The easiest and likely most effective method may be to compute vector embeddings using a sentence transformer model, and find nearest neighbors among these vectors for all articles in the set. The distance between the nearest vectors will give you a degree of similarity between the articles. You'll need to figure out some thresholds on these distances to figure out what are near copies vs different articles on the same story. There are efficient methods to find approximate nearest neighbors among a large set of these vectors - available as both OSS and SaaS. Faiss [1], ScaNN [2], and Pinecone [3] are some examples.

This is one of the methods mentioned in the article. I don't have implementation experience with the other string distance measures in the article (under "normalized string" in the table), except for Q-grams.

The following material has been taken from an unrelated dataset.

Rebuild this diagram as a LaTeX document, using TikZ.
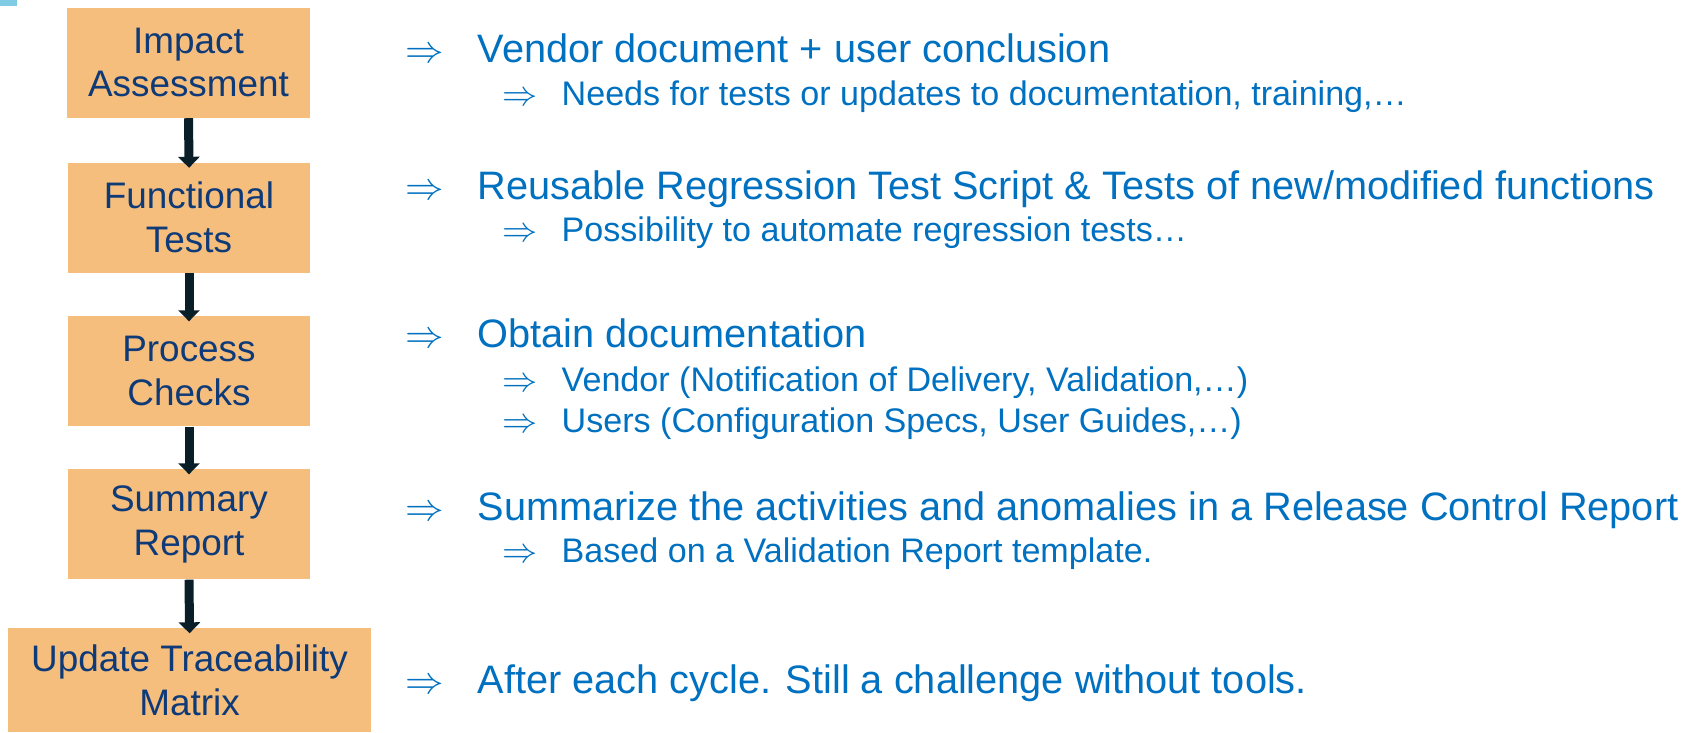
\documentclass[tikz,border=0pt]{standalone}
\usepackage{fontspec}
\setmainfont{Liberation Sans}
\usepackage{xcolor}
\usepackage{tikz}
\usetikzlibrary{positioning, arrows.meta}

\definecolor{boxorange}{RGB}{246,190,125}
\definecolor{boxblue}{RGB}{14,58,120}
\definecolor{textblue}{RGB}{0,112,192}
\definecolor{arrowdark}{RGB}{10,30,40}
\definecolor{markcyan}{RGB}{127,203,227}

\newcommand{\mainimp}{\makebox[0.72cm][l]{$\Rightarrow$}}
\newcommand{\subimp}{\makebox[0.59cm][l]{$\Rightarrow$}}

\begin{document}
\begin{tikzpicture}[
    every node/.style={inner sep=0pt},
    stagebox/.style={rectangle, fill=boxorange, text=boxblue, minimum width=2.42cm, minimum height=1.10cm, align=center, font=\fontsize{10.5}{12.5}\selectfont},
    widebox/.style={stagebox, minimum width=3.63cm, minimum height=1.04cm},
    point/.style={anchor=base west, text=textblue, font=\fontsize{11.3}{13.5}\selectfont},
    subpoint/.style={anchor=base west, text=textblue, font=\fontsize{9.7}{11.5}\selectfont},
    flow/.style={-{Triangle[width=0.21cm, length=0.11cm]}, line width=0.09cm, draw=arrowdark, shorten >=-0.06cm},
]
\useasboundingbox (0,0) rectangle (16.99,-7.32);
\fill[markcyan] (0,0) rectangle (0.17,-0.06);

% Stages
\node[stagebox] (impact) at (1.885,-0.625) {Impact\\Assessment};
\node[stagebox] (functional) at (1.89,-2.175) {Functional\\Tests};
\node[stagebox] (process) at (1.89,-3.71) {Process\\Checks};
\node[stagebox] (summary) at (1.89,-5.24) {Summary\\Report};
\node[widebox] (trace) at (1.895,-6.80) {Update Traceability\\Matrix};

% Arrows between stages
\draw[flow] (impact.south) -- (functional.north);
\draw[flow] (functional.south) -- (process.north);
\draw[flow] (process.south) -- (summary.north);
\draw[flow] (summary.south) -- (trace.north);

% Notes for each stage
\node[point] (impactnote) at (4.05,-0.62) {\mainimp Vendor document + user conclusion};
\node[subpoint] (impactsub) at (5.02,-1.05) {\subimp Needs for tests or updates to documentation, training,\ldots};

\node[point] (functionalnote) at (4.05,-1.99) {\mainimp Reusable Regression Test Script \& Tests of new/modified functions};
\node[subpoint] (functionalsub) at (5.02,-2.41) {\subimp Possibility to automate regression tests\ldots};

\node[point] (processnote) at (4.05,-3.47) {\mainimp Obtain documentation};
\node[subpoint] (processvendor) at (5.02,-3.91) {\subimp Vendor (Notification of Delivery, Validation,\ldots)};
\node[subpoint] (processusers) at (5.02,-4.32) {\subimp Users (Configuration Specs, User Guides,\ldots)};

\node[point] (summarynote) at (4.05,-5.20) {\mainimp Summarize the activities and anomalies in a Release Control Report};
\node[subpoint] (summarysub) at (5.02,-5.62) {\subimp Based on a Validation Report template.};

\node[point] (tracenote) at (4.05,-6.93) {\mainimp After each cycle. Still a challenge without tools.};
\end{tikzpicture}
\end{document}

Compared to the above method Q-grams don't scale as well and are not as robust because it doesn't encapsulate an understanding of the semantics of the text.

[1] github.com/facebookresearch/faiss

[2] github.com/google-research/google-research/tree/master/scann

[3] www.pinecone.io

If looking for exact or near-exact duplicates, a transformer seems like it's probably overkill. Maybe it's not bad if you already have one that you can use for inference in the database, but I suspect that something as simple as Fasttext would do the job. A transformer would probably be more useful if you want to catch things like replacing words with synonyms out of a thesaurus.
Wouldn't that find articles that are semantically similar, rather than structurally similar (which I interpreted GP as wanting)?

In the structural-comparison case, I imagine you might have better luck with just doing cosine similarity across the term frequency vector or some such, possibly doing random projection first to reduce dimensionality.

Or really, an LSH would do the trick.

Yes, see these examples, which frame this as plagiarism detection but effectively do the same thing:

- https://dzone.com/articles/build-a-plagiarism-checker-using-...

- https://www.pinecone.io/learn/plagiarism-detection/

You should be able to use embeddings for this (sort by the cosine similarity). eg OpenAI has an off the shelf offering: https://beta.openai.com/docs/guides/embeddings/what-are-embe...

We used something similar to build a “similar articles” feature & it gave us de-duplication essentially for free.

Exact and near duplicate articles should have similar or identical word frequency distributions. Maybe that can be used as a blocking criterion somehow. Although it might not be any faster to compare word frequency distributions than to compare dense low-dimensional embeddings.